[INSTRUCTIONS FOR THE TASK]
Your output is the lines from the first one to the one containing "time_ps = np.arange(-100, 101)", repeated exactly, with images left out.

[RAW DATA]
■ ■ ■ ■
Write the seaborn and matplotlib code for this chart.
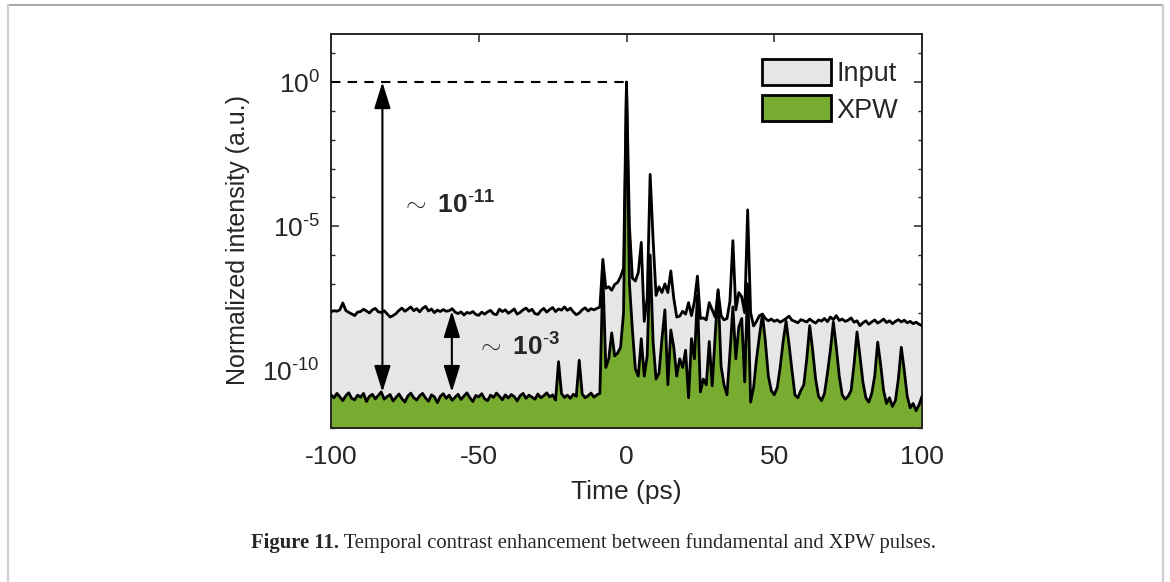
import numpy as np
import pandas as pd
import matplotlib
matplotlib.use("Agg")
import matplotlib.pyplot as plt
import seaborn as sns
from matplotlib.patches import Patch
from matplotlib.lines import Line2D
from matplotlib.ticker import FixedLocator, NullFormatter

# ---------------- data ----------------
time_ps = np.arange(-100, 101)  # 1 ps sampling grid

# log10 of normalized intensity, t = -100 ... 100 ps
input_log10 = [
    -7.97, -7.93, -7.95, -7.90, -7.66, -7.92, -7.99, -8.04, -8.10, -7.98,
    -7.96, -7.88, -7.94, -8.01, -7.90, -7.85, -7.97, -7.99, -7.93, -8.04,
    -8.15, -8.10, -8.03, -7.92, -7.84, -7.95, -7.88, -7.80, -7.93, -7.86,
    -7.97, -7.85, -7.78, -7.94, -7.87, -8.00, -7.91, -7.96, -7.89, -7.95,
    -7.93, -7.86, -7.98, -8.03, -7.97, -8.08, -7.99, -8.02, -7.96, -8.06,
    -8.09, -7.98, -8.05, -7.97, -7.92, -8.04, -8.07, -7.88, -7.96, -7.90,
    -8.02, -7.95, -7.87, -8.05, -7.99, -7.90, -7.84, -7.95, -7.88, -8.03,
    -8.06, -7.93, -7.85, -7.98, -7.89, -7.82, -7.96, -7.87, -7.91, -7.80,
    -7.92, -7.84, -7.97, -8.07, -8.01, -7.90, -7.83, -7.94, -7.86, -7.90,
    -7.85, -7.80, -6.15, -7.15, -7.10, -7.22, -7.02, -6.95, -6.75, -6.45,
    0.00,
    -5.00, -6.80, -6.90, -6.60, -5.56, -8.30, -7.50, -3.20, -5.45, -7.40,
    -7.10, -7.30, -7.00, -7.30, -6.55, -7.50, -8.15, -8.12, -7.95, -8.05,
    -7.65, -8.10, -7.60, -6.73, -8.20, -8.18, -8.25, -7.65, -7.90, -8.15,
    -7.25, -8.10, -8.25, -8.20, -7.60, -5.50, -7.90, -7.30, -7.45, -8.00,
    -4.43, -8.00, -8.46, -8.30, -8.10, -8.05, -8.20, -8.28, -8.22, -8.30,
    -8.25, -8.33, -8.27, -8.20, -8.12, -8.26, -8.30, -8.35, -8.24, -8.28,
    -8.32, -8.22, -8.30, -8.36, -8.25, -8.29, -8.20, -8.31, -8.15, -8.24,
    -8.10, -8.27, -8.22, -8.30, -8.26, -8.18, -8.33, -8.28, -8.45, -8.35,
    -8.28, -8.40, -8.32, -8.25, -8.36, -8.30, -8.22, -8.34, -8.28, -8.38,
    -8.30, -8.24, -8.32, -8.26, -8.35, -8.30, -8.38, -8.33, -8.40, -8.45,
]

xpw_log10 = [
    -10.85, -10.95, -10.80, -10.92, -11.05, -10.88, -10.78, -10.97, -11.02, -10.86,
    -10.93, -10.80, -11.08, -10.90, -10.83, -10.99, -10.87, -10.75, -11.00, -10.91,
    -10.84, -11.06, -10.94, -10.82, -10.98, -11.10, -10.89, -10.79, -10.95, -11.03,
    -10.88, -10.80, -10.96, -11.07, -10.85, -10.92, -11.12, -10.90, -10.81, -10.97,
    -10.86, -11.04, -10.93, -10.83, -11.01, -10.89, -10.78, -10.95, -11.08, -10.87,
    -10.92, -10.81, -10.99, -11.05, -10.86, -10.94, -10.79, -10.90, -11.02, -10.85,
    -10.96, -10.84, -10.91, -11.06, -10.88, -10.80, -10.97, -10.86, -10.93, -11.00,
    -10.82, -10.95, -10.88, -10.78, -10.92, -10.85, -11.03, -9.70, -10.80, -10.94,
    -10.86, -10.97, -10.83, -10.90, -9.65, -10.82, -10.95, -10.88, -10.79, -10.93,
    -10.85, -10.80, -6.60, -9.90, -9.60, -8.70, -9.50, -9.40, -9.20, -8.00,
    0.00,
    -7.00, -8.60, -9.95, -10.20, -8.90, -10.20, -9.50, -6.00, -9.00, -10.30,
    -10.10, -8.90, -7.90, -10.50, -8.60, -9.20, -10.20, -9.60, -9.90, -9.30,
    -10.95, -8.90, -9.60, -7.40, -10.75, -10.30, -10.50, -9.00, -10.54, -8.80,
    -7.20, -9.85, -10.50, -10.85, -9.40, -7.80, -9.60, -8.50, -8.20, -10.40,
    -7.00, -11.10, -10.60, -9.60, -8.80, -8.05, -9.00, -10.20, -10.70, -10.85,
    -10.60, -9.90, -9.00, -8.30, -9.10, -10.00, -10.85, -10.95, -10.70, -10.50,
    -9.60, -8.45, -9.30, -10.30, -10.90, -11.05, -10.80, -10.10, -9.30, -8.33,
    -9.20, -10.20, -10.85, -11.00, -10.90, -10.70, -9.80, -8.67, -9.50, -10.40,
    -10.95, -11.10, -10.80, -10.20, -9.02, -9.80, -10.70, -11.15, -10.95, -11.25,
    -11.05, -10.30, -9.20, -10.00, -10.90, -11.30, -11.15, -11.40, -11.20, -10.90,
]

series_labels = ["Input", "XPW"]
x_ticks = [-100, -50, 0, 50, 100]
y_tick_exponents = [-10, -5, 0]
y_minor_exponents = list(range(-12, 2))
contrast_big_exp = "-11"
contrast_small_exp = "-3"
# arrow positions (time, log10 ends) and label anchors
arrow1_t, arrow1_top, arrow1_bottom = -82.6, 0.0, -10.75
arrow2_t, arrow2_top, arrow2_bottom = -59.1, -7.94, -10.75
label1_t, label1_log = -76.3, -4.25
label2_t, label2_log = -50.8, -9.2

df = pd.DataFrame({
    "t": time_ps,
    "Input": 10.0 ** np.array(input_log10),
    "XPW": 10.0 ** np.array(xpw_log10),
})

# ---------------- style ----------------
sns.set_theme(style="ticks")
plt.rcParams["font.family"] = ["Liberation Sans", "DejaVu Sans"]
plt.rcParams["mathtext.fontset"] = "custom"
plt.rcParams["mathtext.rm"] = "Liberation Sans"
plt.rcParams["mathtext.it"] = "Liberation Sans:italic"
plt.rcParams["mathtext.bf"] = "Liberation Sans:bold"
plt.rcParams["axes.unicode_minus"] = False

gray_fill = "#e6e6e6"
green_fill = "#77ac30"
axis_col = "#262626"
tick_fs = 19

fig = plt.figure(figsize=(11.7, 5.82), dpi=100)
ax = fig.add_axes([331 / 1170, 1 - 428 / 582, (922 - 331) / 1170, (428 - 34) / 582])

ymin = 1e-12
ax.fill_between(df["t"], ymin, df["Input"], color=gray_fill, lw=0, zorder=1)
ax.fill_between(df["t"], ymin, df["XPW"], color=green_fill, lw=0, zorder=2)
sns.lineplot(data=df, x="t", y="Input", ax=ax, color="black", lw=2.0,
             estimator=None, sort=False, zorder=3)
sns.lineplot(data=df, x="t", y="XPW", ax=ax, color="black", lw=2.0,
             estimator=None, sort=False, zorder=4)

ax.set_yscale("log")
ax.set_xlim(-100, 100)
ax.set_ylim(ymin, 10 ** 1.67)

# dashed reference line at the peak
ax.plot([-100, 0], [1, 1], ls=(0, (4.5, 3.5)), color="black", lw=1.5, zorder=5)

# arrows
arrow_kw = dict(arrowstyle="<|-|>,head_length=0.9,head_width=0.28",
                color="black", lw=1.5, shrinkA=0, shrinkB=0, mutation_scale=18)
ax.annotate("", xy=(arrow1_t, 10 ** arrow1_top), xytext=(arrow1_t, 10 ** arrow1_bottom),
            arrowprops=arrow_kw, zorder=6)
ax.annotate("", xy=(arrow2_t, 10 ** arrow2_top), xytext=(arrow2_t, 10 ** arrow2_bottom),
            arrowprops=arrow_kw, zorder=6)
ax.text(label1_t, 10 ** label1_log, r"$\sim$ $\mathbf{10^{\text{-}%s}}$" % contrast_big_exp[1:],
        fontsize=19, ha="left", va="center", zorder=7)
ax.text(label2_t, 10 ** label2_log, r"$\sim$ $\mathbf{10^{\text{-}%s}}$" % contrast_small_exp[1:],
        fontsize=19, ha="left", va="center", zorder=7)

# ticks
ax.set_xticks(x_ticks)
ax.set_xticklabels([str(v) for v in x_ticks])
ax.yaxis.set_major_locator(FixedLocator([10.0 ** e for e in y_tick_exponents]))
ax.set_yticklabels([r"$10^{\text{-}%d}$" % (-e) if e < 0 else r"$10^{%d}$" % e
                    for e in y_tick_exponents])
ax.yaxis.set_minor_locator(FixedLocator([10.0 ** e for e in y_minor_exponents]))
ax.yaxis.set_minor_formatter(NullFormatter())
ax.tick_params(which="major", direction="in", length=5.5, width=1.1,
               top=True, right=True, labelsize=tick_fs, colors=axis_col)
ax.tick_params(axis="x", which="major", pad=12)
ax.tick_params(axis="y", which="major", pad=8)
ax.tick_params(which="minor", direction="in", length=3, width=1.0,
               top=False, right=True, left=True, colors=axis_col)
ax.xaxis.set_minor_locator(FixedLocator([]))
for s in ax.spines.values():
    s.set_visible(True)
    s.set_linewidth(1.4)
    s.set_color(axis_col)

ax.set_xlabel("Time (ps)", fontsize=tick_fs, color=axis_col, labelpad=8)
ax.set_ylabel("Normalized intensity (a.u.)", fontsize=18, color=axis_col)
ax.yaxis.set_label_coords((250 - 331) / 591, (428 - 240) / 394)

handles = [Patch(facecolor=gray_fill, edgecolor="black", lw=2.0, label=series_labels[0]),
           Patch(facecolor=green_fill, edgecolor="black", lw=2.0, label=series_labels[1])]
ax.legend(handles=handles, loc="upper left", frameon=False, fontsize=19.5,
          handlelength=2.55, handleheight=1.1, handletextpad=0.2, labelspacing=0.3,
          borderpad=0, borderaxespad=0, bbox_to_anchor=((762 - 331) / 591, (428 - 59) / 394))

# outer light frame (as in the journal page)
fig.add_artist(Line2D([8 / 1170, 1163 / 1170], [1 - 4.5 / 582, 1 - 4.5 / 582],
                      transform=fig.transFigure, color="#a0a0a0", lw=1.3))
fig.add_artist(Line2D([8 / 1170, 8 / 1170], [0, 1 - 4.5 / 582],
                      transform=fig.transFigure, color="#cfcfcf", lw=1.6))
fig.add_artist(Line2D([1163 / 1170, 1163 / 1170], [0, 1 - 4.5 / 582],
                      transform=fig.transFigure, color="#cfcfcf", lw=1.6))

# caption
cap_y = 1 - 543 / 582
cap_bold = "Figure 11."
cap_rest = " Temporal contrast enhancement between fundamental and XPW pulses."
cap_fs = 14.9
renderer = fig.canvas.get_renderer()
tb = fig.text(0, cap_y, cap_bold, fontsize=cap_fs, family="Liberation Serif",
              weight="bold", ha="left", va="center")
tr = fig.text(0, cap_y, cap_rest, fontsize=cap_fs, family="Liberation Serif",
              ha="left", va="center")
wb = tb.get_window_extent(renderer).width
wr = tr.get_window_extent(renderer).width
x0 = (593.5 - (wb + wr) / 2) / 1170
tb.set_x(x0)
tr.set_x(x0 + wb / 1170)

fig.savefig("out.png", dpi=100)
■ ■ ■ ■
[ANSWER FOR THE TASK]
Write the seaborn and matplotlib code for this chart.
import numpy as np
import pandas as pd
import matplotlib
matplotlib.use("Agg")
import matplotlib.pyplot as plt
import seaborn as sns
from matplotlib.patches import Patch
from matplotlib.lines import Line2D
from matplotlib.ticker import FixedLocator, NullFormatter

# ---------------- data ----------------
time_ps = np.arange(-100, 101)  # 1 ps sampling grid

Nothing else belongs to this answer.